## Start

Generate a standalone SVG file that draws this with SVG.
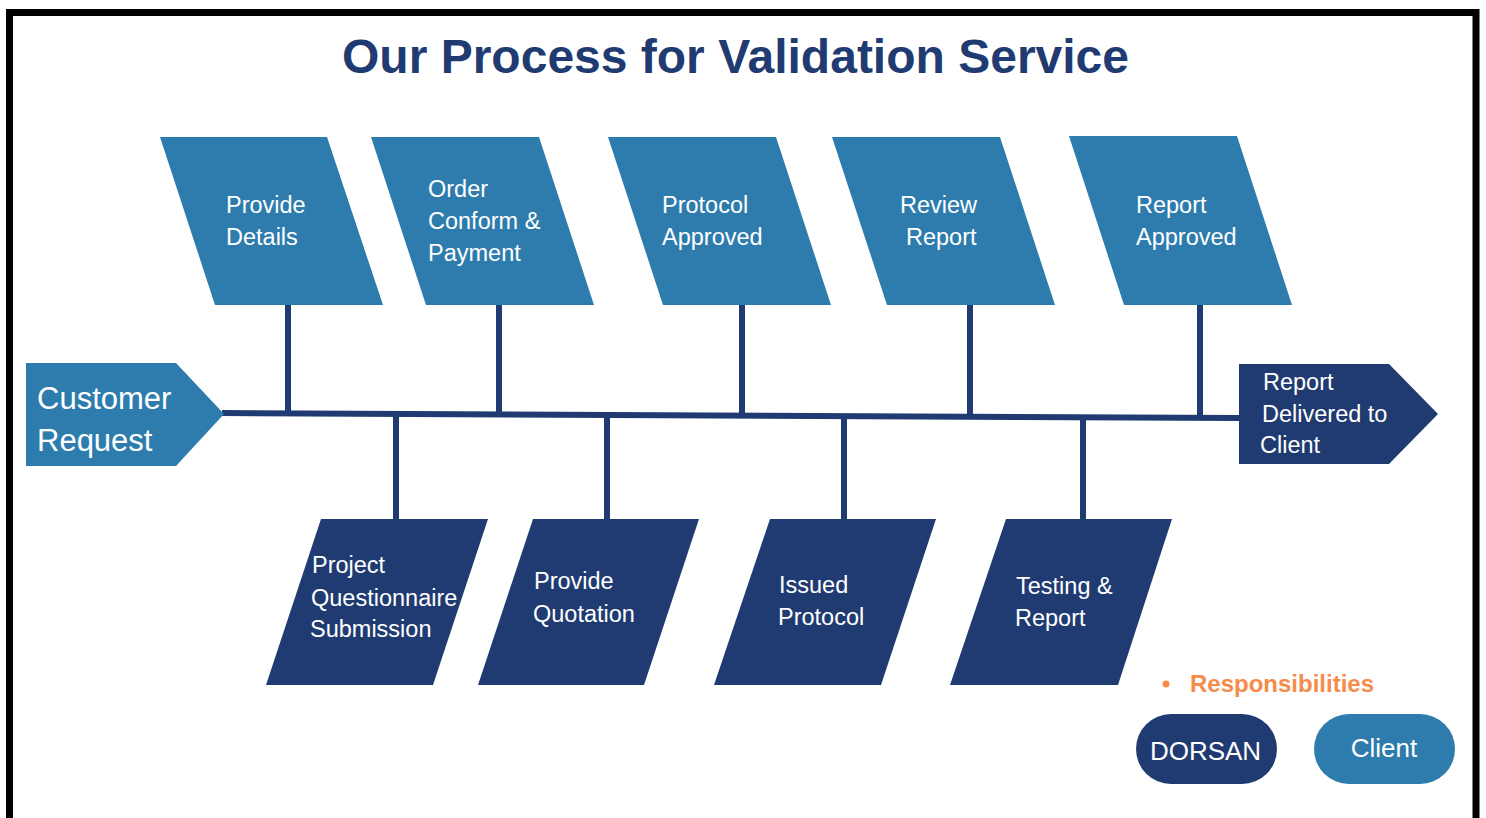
<svg xmlns="http://www.w3.org/2000/svg" width="1486" height="818" viewBox="0 0 1486 818">
<style>
.lt{fill:#2E7CAE}
.dk{fill:#1F3B71}
.t{font-family:"Liberation Sans",Arial,sans-serif;fill:#fff;font-size:23.5px}
.c{stroke:#1F3B71;stroke-width:6;fill:none}
</style>
<rect width="1486" height="818" fill="#fff"/>
<path d="M9.5 825 L9.5 12.5 L1476 12.5 L1476 825" fill="none" stroke="#000" stroke-width="7"/>
<text x="735.5" y="73" text-anchor="middle" font-family="Liberation Sans,Arial,sans-serif" font-weight="bold" font-size="48" fill="#1F3B71">Our Process for Validation Service</text>
<g id="connectors">
<path class="c" d="M222 413 L1240 418"/>
<path class="c" d="M288 305 V414"/>
<path class="c" d="M499 305 V415"/>
<path class="c" d="M742 305 V416"/>
<path class="c" d="M970 305 V417"/>
<path class="c" d="M1200 305 V418"/>
<path class="c" d="M396 412 V520"/>
<path class="c" d="M607 413 V520"/>
<path class="c" d="M844 414 V520"/>
<path class="c" d="M1083 415 V520"/>
</g>
<g id="customer-request">
<path class="lt" d="M26 363 H176 L224 414 L176 466 H26 Z"/>
<text class="t" style="font-size:31px" x="37" y="409">Customer</text>
<text class="t" style="font-size:31px" x="37" y="451">Request</text>
</g>
<g id="report-delivered">
<path class="dk" d="M1239 364 H1389 L1438 414 L1389 464 H1239 Z"/>
<text class="t" x="1263" y="390">Report</text>
<text class="t" x="1262" y="422">Delivered to</text>
<text class="t" x="1260" y="453">Client</text>
</g>
<g id="provide-details">
<path class="lt" d="M160 137 H327 L383 305 H215 Z"/>
<text class="t" x="226" y="213">Provide</text>
<text class="t" x="226" y="245">Details</text>
</g>
<g id="order-conform">
<path class="lt" d="M371 137 H539 L594 305 H426 Z"/>
<text class="t" x="428" y="197">Order</text>
<text class="t" x="428" y="229">Conform &amp;</text>
<text class="t" x="428" y="261">Payment</text>
</g>
<g id="protocol-approved">
<path class="lt" d="M608 137 H776 L831 305 H663 Z"/>
<text class="t" x="662" y="213">Protocol</text>
<text class="t" x="662" y="245">Approved</text>
</g>
<g id="review-report">
<path class="lt" d="M832 137 H1000 L1055 305 H887 Z"/>
<text class="t" x="900" y="213">Review</text>
<text class="t" x="906" y="245">Report</text>
</g>
<g id="report-approved">
<path class="lt" d="M1069 136 H1237 L1292 305 H1124 Z"/>
<text class="t" x="1136" y="213">Report</text>
<text class="t" x="1136" y="245">Approved</text>
</g>
<g id="project-questionnaire">
<path class="dk" d="M321 519 H488 L433 685 H266 Z"/>
<text class="t" x="312" y="573">Project</text>
<text class="t" x="311" y="606">Questionnaire</text>
<text class="t" x="310" y="637">Submission</text>
</g>
<g id="provide-quotation">
<path class="dk" d="M533 519 H699 L644 685 H478 Z"/>
<text class="t" x="534" y="589">Provide</text>
<text class="t" x="533" y="622">Quotation</text>
</g>
<g id="issued-protocol">
<path class="dk" d="M770 519 H936 L881 685 H714 Z"/>
<text class="t" x="779" y="593">Issued</text>
<text class="t" x="778" y="625">Protocol</text>
</g>
<g id="testing-report">
<path class="dk" d="M1006 519 H1172 L1118 685 H950 Z"/>
<text class="t" x="1016" y="594">Testing &amp;</text>
<text class="t" x="1015" y="626">Report</text>
</g>
<g id="legend">
<circle cx="1166" cy="684" r="3.5" fill="#F68B4A"/>
<text x="1190" y="692" font-family="Liberation Sans,Arial,sans-serif" font-weight="bold" font-size="24" fill="#F68B4A">Responsibilities</text>
<g id="legend-dorsan">
<rect class="dk" x="1136" y="714" width="141" height="70" rx="35"/>
<text class="t" style="font-size:26px" x="1205.5" y="760" text-anchor="middle">DORSAN</text>
</g>
<g id="legend-client">
<rect class="lt" x="1314" y="714" width="141" height="70" rx="35"/>
<text class="t" style="font-size:26px" x="1384" y="757" text-anchor="middle">Client</text>
</g>
</g>
</svg>
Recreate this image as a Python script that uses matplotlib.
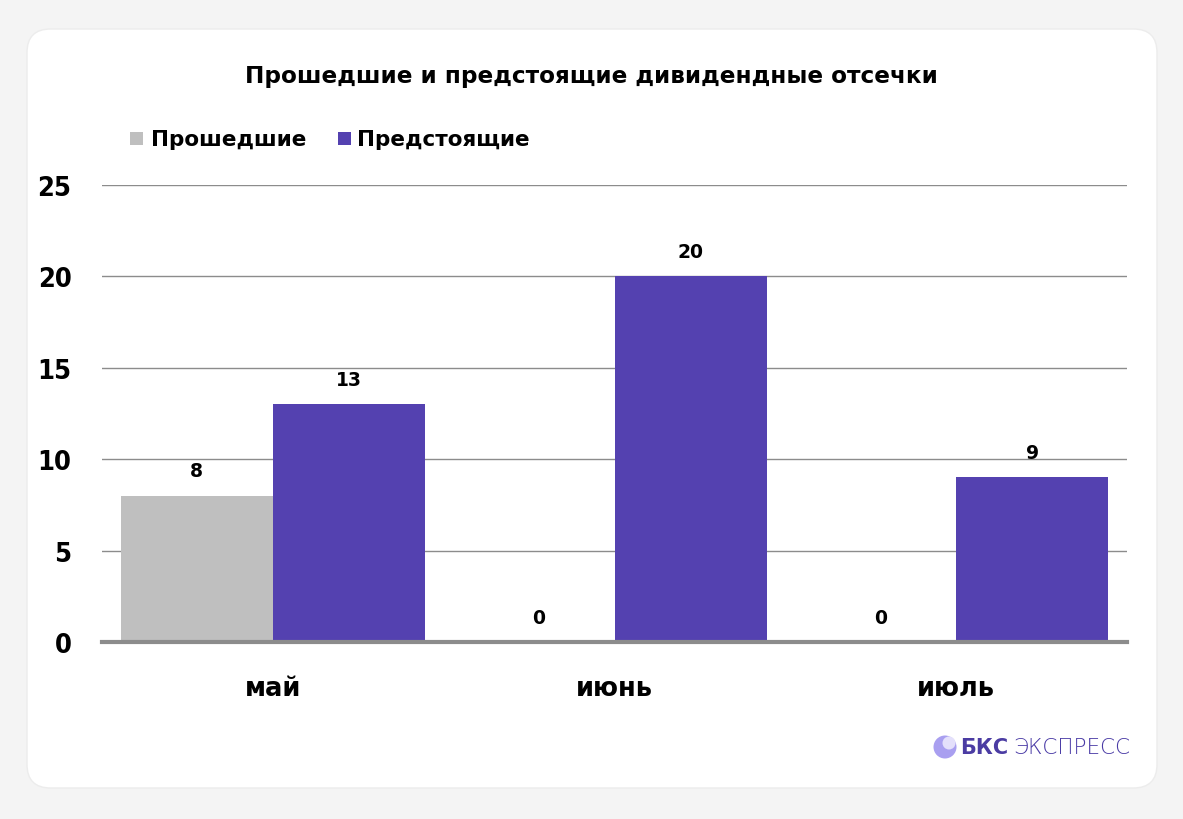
import matplotlib
matplotlib.use("Agg")
import matplotlib.pyplot as plt
from matplotlib.patches import FancyBboxPatch, Ellipse, Rectangle
import numpy as np

categories = ["май", "июнь", "июль"]
past = [8, 0, 0]
upcoming = [13, 20, 9]
series_names = ["Прошедшие", "Предстоящие"]
yticks = [0, 5, 10, 15, 20, 25]
title = "Прошедшие и предстоящие дивидендные отсечки"

GRAY = "#bfbfbf"
PURPLE = "#5441b0"

plt.rcParams['font.family'] = ["DejaVu Sans"]

W, H = 1183, 820
fig = plt.figure(figsize=(W / 100, H / 100), dpi=100)
fig.patch.set_facecolor("#f4f4f4")

card = FancyBboxPatch((27 / W, 1 - 789 / H), (1157 - 27) / W, (789 - 30) / H,
                      boxstyle="round,pad=0,rounding_size=0.02",
                      transform=fig.transFigure, facecolor="white",
                      edgecolor="#ececec", linewidth=1, zorder=-5,
                      mutation_aspect=W / H)
fig.patches.append(card)

ax = fig.add_axes([102 / W, 1 - 643 / H, (1127 - 102) / W, (643 - 186) / H])
ax.set_zorder(2)
ax.set_facecolor("none")
x = np.arange(len(categories))
bw = 0.445
b1 = ax.bar(x - bw / 2, past, bw, color=GRAY, zorder=3)
b2 = ax.bar(x + bw / 2, upcoming, bw, color=PURPLE, zorder=3)
ax.set_xlim(-0.5, len(categories) - 0.5)
ax.set_ylim(0, 25)
ax.set_yticks(yticks)
ax.yaxis.grid(True, color="#8c8c8c", linewidth=1)
ax.set_axisbelow(True)
for s in ["top", "right", "left"]:
    ax.spines[s].set_visible(False)
ax.spines["bottom"].set_color("#8c8c8c")
ax.spines["bottom"].set_linewidth(3)
ax.spines["bottom"].set_zorder(4)
ax.tick_params(axis="y", length=0, pad=22)
ax.tick_params(axis="x", length=0, pad=24)
ax.set_xticks(x)
ax.set_xticklabels(categories, fontsize=18.5, fontweight="bold")
for lab in ax.get_yticklabels():
    lab.set_fontstretch("condensed")
    lab.set_fontweight("bold")
    lab.set_fontsize(19.5)
for bars in (b1, b2):
    ax.bar_label(bars, padding=11, fontsize=13.5, fontweight="bold")

fig.text(0.5, 1 - 77 / H, title, ha="center", va="center", fontsize=16.7, fontweight="bold")

# legend
sq = 13
fig.patches.append(Rectangle((130 / W, 1 - 146 / H), sq / W, sq / H, transform=fig.transFigure,
                             facecolor=GRAY, edgecolor="none"))
fig.text(151 / W, 1 - 140 / H, series_names[0], ha="left", va="center", fontsize=15.5, fontweight="bold")
fig.patches.append(Rectangle((338 / W, 1 - 146 / H), sq / W, sq / H, transform=fig.transFigure,
                             facecolor=PURPLE, edgecolor="none"))
fig.text(357 / W, 1 - 140 / H, series_names[1], ha="left", va="center", fontsize=15.5, fontweight="bold")

# logo
fig.patches.append(Ellipse((945 / W, 1 - 748 / H), 23 / W, 23 / H, transform=fig.transFigure,
                           facecolor="#a99ff0", edgecolor="none"))
fig.patches.append(Ellipse((949 / W, 1 - 744 / H), 13 / W, 13 / H, transform=fig.transFigure,
                           facecolor="#e4e0fb", edgecolor="none"))
fig.text(960 / W, 1 - 748 / H, "БКС", ha="left", va="center", fontsize=15,
         fontweight="bold", color="#4b3ca3")
fig.text(1013 / W, 1 - 748 / H, "ЭКСПРЕСС", ha="left", va="center", fontsize=15.5,
         fontweight="light", color="#4a3ba6")

fig.savefig("out.png", dpi=100, facecolor=fig.get_facecolor())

## End

* _GOAL_: Without the pictures, write out exactly the lines from the one that has "Recreate this image" down to the one that has "fig.patches.append(card)", both included.

* _FINAL ANSWER_:
Recreate this image as a Python script that uses matplotlib.
import matplotlib
matplotlib.use("Agg")
import matplotlib.pyplot as plt
from matplotlib.patches import FancyBboxPatch, Ellipse, Rectangle
import numpy as np

categories = ["май", "июнь", "июль"]
past = [8, 0, 0]
upcoming = [13, 20, 9]
series_names = ["Прошедшие", "Предстоящие"]
yticks = [0, 5, 10, 15, 20, 25]
title = "Прошедшие и предстоящие дивидендные отсечки"

GRAY = "#bfbfbf"
PURPLE = "#5441b0"

plt.rcParams['font.family'] = ["DejaVu Sans"]

W, H = 1183, 820
fig = plt.figure(figsize=(W / 100, H / 100), dpi=100)
fig.patch.set_facecolor("#f4f4f4")

card = FancyBboxPatch((27 / W, 1 - 789 / H), (1157 - 27) / W, (789 - 30) / H,
                      boxstyle="round,pad=0,rounding_size=0.02",
                      transform=fig.transFigure, facecolor="white",
                      edgecolor="#ececec", linewidth=1, zorder=-5,
                      mutation_aspect=W / H)
fig.patches.append(card)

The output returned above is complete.